Okonedo, a Londoner by birth, says her minimal prior knowledge of the play worked to her advantage. “I didn’t have any baggage to bring to it,” she says. “I didn’t have the idea this is a classic, like in Britain with ‘Hamlet’ or something—[it] gave me kind of a nice, fresh start with working on the piece.

“The biggest challenge,” she admits, “was to be believable alongside LaTanya [Richardson Jackson, Tony-nominated as Lena Younger], Anika [Noni Rose, a fellow Tony nominee], and Denzel.”

She says despite the struggles of playing catch-up on the play’s context and getting the dialect right, she knew immediately she’d be able to capture Ruth.  “As soon as I read it, I knew I could play her. I knew this was a part I could do,” she says. “I also thought the play was brilliant, so if I just stand up and say the lines somewhat authentically, I’m in a winning situation; the play does it for me. Doing a part in a rubbish play is that much harder.
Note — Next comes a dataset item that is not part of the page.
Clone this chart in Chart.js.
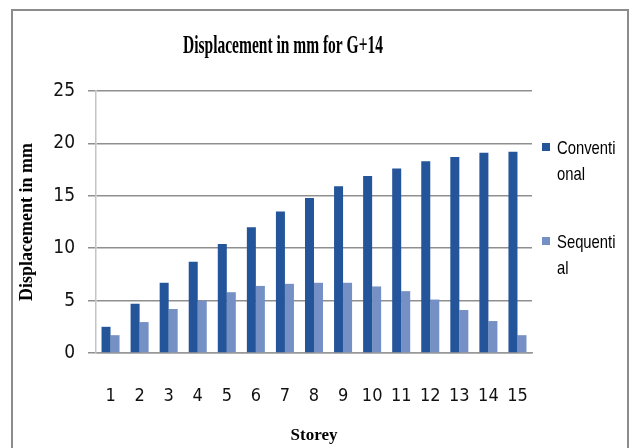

This is easy.”

Lorraine Hansberry’s in-depth look at the voracious human spirit brings the best out of all the actors. “[Ruth’s] big picture, her big dream, is to get the hell out of where they are,” explains Okonedo.

The actor has proven before that she’s deft at playing women looking to escape trying situations. In 2005 she was nominated for an Oscar for her role in “Hotel Rwanda.” Despite telling such specific, localized narratives, in both nominated performances the themes of survival, family, and strength are universal.

“The sort of hopes and fears and what’s going on deep inside the character of Ruth, the big themes of the play, can be understood by people from all countries,” she says. “Just come [to the performance] and ask questions. ‘Are we being served well by our society or not? Are we serving our society or not?’ And be entertained.”